Buffett’s early performance would naturally be the most difficult to replicate. First, it requires a significant amount of money – enough to buy a stake large enough to have influence over corporate decision-making. Second, it requires confidence. At one point, a single company, Sanborn Map Company, made up 35% of his partnership’s investment pool.

In his own portfolio, Buffett was even more aggressive. He admitted later in life that at one point he had 75% of his entire net worth invested in GEICO, then a publicly-traded insurance company. Few investors would tolerate that kind of investment concentration.

Buffett Worked Hard

Replicating Buffett’s work ethic might be the most difficult part of duplicating his early success. This was in the days before computers, when “stock screening” was little more than reading through annual report after annual report. To this day, Buffett is well known for his famous stock screening advice which is to “start with the As” and that the best way to read an annual report is from “front to back.”

His obsession with the markets strained personal relationships, and virtually ended his marriage. Accounts of his earliest days as an investor are littered with references to his constant research – reading nothing but annual reports from dawn to dusk.

The Later Years: The Buffett We Know

After years of investing success and incredible performance, Buffett was exceptionally wealthy. He also managed a very large amount of investment capital. The tiny companies that had made him wealthy were no longer good investments – he simply could not deploy enough capital in each company to make it worth his time.

So Buffett moved on to a “new” kind of investment strategy – buying better companies at higher prices, banking on growth.

He sought out companies that could compound his wealth over time. He favored companies that could retain earnings, and use those earnings to invest in the business for more compounding. Buffett’s willingness to lose money never changed, however. He looked for businesses that could defend against competitors and grow from an “economic moat.”

Replicating Buffett’s Late Performance

Buffett’s later years are undoubtedly the most repeatable by individual investors. His investment goal is to buy a company and hold it forever, preferably buying companies that can reinvest their earnings into future growth along the way.

Here are a few common traits of Buffett’s later investments:

  1. Underappreciated, but simple information – When Buffett invested in Coca-Cola in the 1980s, it was priced for growth – Wall Street knew that Coke would be big. It didn’t know how big. While other investors focused on growth from sales to new Coca-Cola customers in emerging markets, Buffett focused on another important trend: growing per-capita consumption. Not only was Coke growing by selling its product to new customers, it also grew by selling more and more product to the customers it already had.
  2. Reinvestment potential – Buffett looks for companies that can reinvest in their business. He’s not looking for dividends – he wants compounding in perpetuity. McDonald’s, a huge Berkshire holding, could reinvest its earnings to build out new stores and seek new franchisees. The same is true of Walmart, Coca-Cola, and banking giant Wells Fargo, which could reinvest retained earnings to grow their respective businesses.
  3. Economic moats – Buffett looked for companies that had a “moat” to insulate it from competitive forces. Coca-Cola has a distribution network that protects it from a new drink company. American Express and MasterCard have a network that protect their businesses from new card processing competition. GEICO has a moat in being a low cost producer as it does not have salespeople and can sell insurance at a cheaper price than competitors. Wrigley’s has an intangible moat in that is has an established brand.

Being the Second Buffett

Can you be the second Buffett? Unlikely. Few people are willing to ruin a marriage over their investments. Few people will have access to other people’s money and earn management fees like Buffett did in his early years – a variable that put him on track to billions.

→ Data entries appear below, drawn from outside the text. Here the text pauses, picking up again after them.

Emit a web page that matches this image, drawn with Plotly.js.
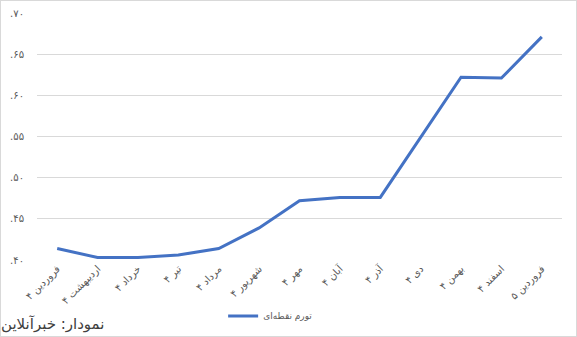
<!DOCTYPE html>
<html>
<head>
<meta charset="utf-8">
<script src="https://cdn.plot.ly/plotly-3.0.1.min.js"></script>
<style>
html,body{margin:0;padding:0;background:#fff;}
#chart{width:575px;height:335px;border:1px solid #d9d9d9;}
</style>
</head>
<body>
<div id="chart"></div>
<script>
const categories = ["فروردین ۴","اردیبهشت ۴","خرداد ۴","تیر ۴","مرداد ۴","شهریور ۴","مهر ۴","آبان ۴","آذر ۴","دی ۴","بهمن ۴","اسفند ۴","فروردین ۵"];
const inflation = [0.414, 0.403, 0.403, 0.406, 0.414, 0.439, 0.472, 0.476, 0.476, 0.549, 0.622, 0.621, 0.671];
const yTickVals = [0.40, 0.45, 0.50, 0.55, 0.60, 0.65, 0.70];
const yTickText = [".۴۰", ".۴۵", ".۵۰", ".۵۵", ".۶۰", ".۶۵", ".۷۰"];
const seriesName = "تورم نقطه‌ای";
const sourceText = "نمودار: خبرآنلاین";

const font = "DejaVu Sans, Noto Sans, sans-serif";
const trace = {
  x: categories, y: inflation, type: "scatter", mode: "lines", name: seriesName,
  line: {color: "#4472C4", width: 3}
};
const layout = {
  width: 575, height: 335,
  margin: {l: 36, r: 14, t: 12, b: 76},
  paper_bgcolor: "#fff", plot_bgcolor: "#fff",
  font: {family: font, size: 10, color: "#595959"},
  showlegend: true,
  legend: {orientation: "h", x: 0.445, xanchor: "center", yref: "container", y: 0.06, yanchor: "middle",
           font: {size: 9, color: "#595959"}, itemwidth: 30},
  xaxis: {type: "category", range: [-0.5, categories.length - 0.5], tickangle: -45,
          showgrid: false, showline: false, zeroline: false,
          ticks: "", tickfont: {size: 10, color: "#595959"}, fixedrange: true},
  yaxis: {range: [0.40, 0.70], tickvals: yTickVals, ticktext: yTickText, showgrid: true,
          gridcolor: "#d9d9d9", gridwidth: 1, zeroline: false, showline: false, ticks: "",
          ticklabelstandoff: 12, tickfont: {size: 10, color: "#595959"}},
  annotations: [{text: sourceText, xref: "paper", yref: "paper", x: -0.072, y: -0.258,
                 xanchor: "left", yanchor: "middle", showarrow: false,
                 font: {size: 15, color: "#404040", family: font}}]
};
Plotly.newPlot("chart", [trace], layout, {displayModeBar: false, staticPlot: true});
</script>
</body>
</html>
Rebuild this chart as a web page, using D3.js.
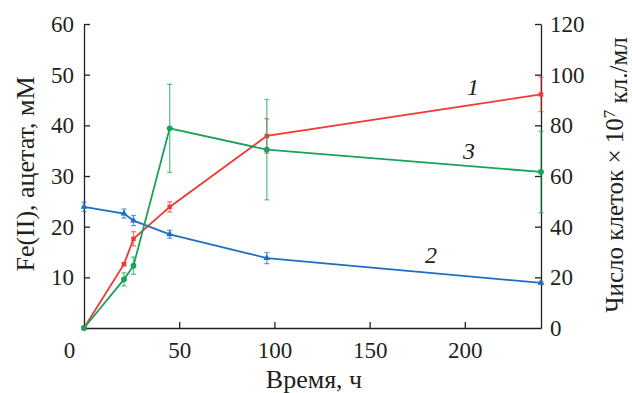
<!DOCTYPE html>
<html>
<head>
<meta charset="utf-8">
<script src="https://cdn.jsdelivr.net/npm/d3@7"></script>
<style>
  body { margin: 0; background: #fff; }
  svg text { font-family: "Liberation Serif", "DejaVu Serif", serif; fill: #231f20; }
</style>
</head>
<body>
<div class="chart"></div>
<script>
// data
var times = [0, 21, 26, 45, 96, 240];
var feValues = [0, 12.6, 17.6, 23.9, 37.9, 46.1];   // curve 1, left axis
var feErrors = [0.3, 0.3, 1.4, 1.0, 3.4, 3.4];
var acetateValues = [23.9, 22.6, 21.2, 18.5, 13.8, 8.9];   // curve 2, left axis
var acetateErrors = [0.9, 0.9, 1.0, 0.8, 1.1, 0.3];
var cellValues = [0, 19.2, 24.6, 78.8, 70.4, 61.6];   // curve 3, right axis
var cellErrors = [0, 2.6, 3.4, 17.4, 19.8, 16.1];

var xTicks = [0, 50, 100, 150, 200];
var leftTicks = [10, 20, 30, 40, 50, 60];
var rightTicks = [0, 20, 40, 60, 80, 100, 120];

var svgWidth = 632;
var svgHeight = 393;
var margin = { top: 24, right: 91, bottom: 65, left: 84 };
var width = svgWidth - margin.left - margin.right;
var height = svgHeight - margin.top - margin.bottom;

var svg = d3.select(".chart")
    .append("svg")
    .attr("width", svgWidth)
    .attr("height", svgHeight);

var chartGroup = svg.append("g")
    .attr("transform", `translate(${margin.left}, ${margin.top})`);

// scales
var xScale = d3.scaleLinear().domain([0, 240]).range([0, width]);
var yLeft = d3.scaleLinear().domain([0, 60]).range([height, 0]);
var yRight = d3.scaleLinear().domain([0, 120]).range([height, 0]);

// axes, ticks pointing inwards
var bottomAxis = d3.axisBottom(xScale).tickValues(xTicks).tickSize(-6).tickSizeOuter(0).tickPadding(14);
var leftAxis = d3.axisLeft(yLeft).tickValues(leftTicks).tickSize(-6).tickSizeOuter(0).tickPadding(10);
var rightAxis = d3.axisRight(yRight).tickValues(rightTicks).tickSize(-6).tickSizeOuter(0).tickPadding(9);

var gx = chartGroup.append("g").attr("transform", `translate(0, ${height})`).call(bottomAxis);
var gl = chartGroup.append("g").call(leftAxis);
var gr = chartGroup.append("g").attr("transform", `translate(${width}, 0)`).call(rightAxis);

[gx, gl, gr].forEach(function(g) {
    g.selectAll("path.domain").attr("stroke", "#231f20").attr("stroke-width", 1.3);
    g.selectAll(".tick line").attr("stroke", "#231f20").attr("stroke-width", 1.3);
    g.selectAll("text").style("font-size", "23px").attr("fill", "#231f20");
});
// the x "0" sits left of the origin, no tick mark there
gx.selectAll(".tick").filter(d => d === 0).select("text").attr("x", -15);
gx.selectAll(".tick").filter(d => d === 0).select("line").remove();
gr.selectAll(".tick").filter(d => d === 0).select("line").remove();

// series
var series = [
    { values: feValues, errors: feErrors, y: yLeft, color: "#ee3a33", marker: "square" },
    { values: acetateValues, errors: acetateErrors, y: yLeft, color: "#1f6fbe", marker: "triangle" },
    { values: cellValues, errors: cellErrors, y: yRight, color: "#17a35a", marker: "circle" }
];

var line = d3.line();

series.forEach(function(s) {
    var pts = times.map((t, i) => ({ t: t, v: s.values[i], e: s.errors[i] }));
    var g = chartGroup.append("g");

    // error bars
    var eb = g.selectAll(".err").data(pts.filter(d => d.e > 0)).enter().append("g")
        .attr("stroke", s.color).attr("stroke-opacity", 0.65).attr("stroke-width", 1.3);
    eb.append("line")
        .attr("x1", d => xScale(d.t)).attr("x2", d => xScale(d.t))
        .attr("y1", d => s.y(d.v - d.e)).attr("y2", d => s.y(d.v + d.e));
    eb.append("line")
        .attr("x1", d => xScale(d.t) - 2.5).attr("x2", d => xScale(d.t) + 2.5)
        .attr("y1", d => s.y(d.v + d.e)).attr("y2", d => s.y(d.v + d.e));
    eb.append("line")
        .attr("x1", d => xScale(d.t) - 2.5).attr("x2", d => xScale(d.t) + 2.5)
        .attr("y1", d => s.y(d.v - d.e)).attr("y2", d => s.y(d.v - d.e));

    g.append("path")
        .attr("d", line(pts.map(d => [xScale(d.t), s.y(d.v)])))
        .attr("fill", "none")
        .attr("stroke", s.color)
        .attr("stroke-width", 1.8);

    var sym = s.marker === "square" ? d3.symbolSquare : s.marker === "triangle" ? d3.symbolTriangle : d3.symbolCircle;
    g.selectAll(".pt").data(pts).enter().append("path")
        .attr("transform", d => `translate(${xScale(d.t)}, ${s.y(d.v)})`)
        .attr("d", d3.symbol().type(sym).size(s.marker === "circle" ? 26 : 20))
        .attr("fill", s.color);
});

// curve numbers
var curveLabels = [
    { text: "1", x: 473, y: 95 },
    { text: "3", x: 469, y: 159 },
    { text: "2", x: 431, y: 263 }
];
svg.selectAll(".clabel").data(curveLabels).enter().append("text")
    .attr("x", d => d.x)
    .attr("y", d => d.y)
    .attr("text-anchor", "middle")
    .style("font-size", "24px")
    .style("font-style", "italic")
    .text(d => d.text);

// axis titles
svg.append("text")
    .attr("x", 314)
    .attr("y", 388)
    .attr("text-anchor", "middle")
    .style("font-size", "26px")
    .text("Время, ч");

svg.append("text")
    .attr("transform", "translate(34, 174) rotate(-90)")
    .attr("text-anchor", "middle")
    .style("font-size", "26px")
    .text("Fe(II), ацетат, мМ");

var rt = svg.append("text")
    .attr("transform", "translate(623, 175) rotate(-90)")
    .attr("text-anchor", "middle")
    .style("font-size", "25px");
rt.append("tspan").text("Число клеток × 10");
rt.append("tspan").attr("dy", "-0.45em").style("font-size", "17px").text("7");
rt.append("tspan").attr("dy", "0.45em").text(" кл./мл");
</script>
</body>
</html>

Most people will never be billionaires. However, most people, with dedication to their investments, can mimic Buffett’s later investment strategy – buying good businesses insulated from competition with reinvestment potential. It isn’t a matter of intellect, though Buffett is a very intelligent person, it’s a matter of dedication to investment research and analysis.

In Buffett’s own words, “To invest successfully does not require a stratospheric IQ, unusual business insights, or inside information. What’s needed is a sound intellectual framework for making decisions and the ability to keep emotions from corroding the framework.”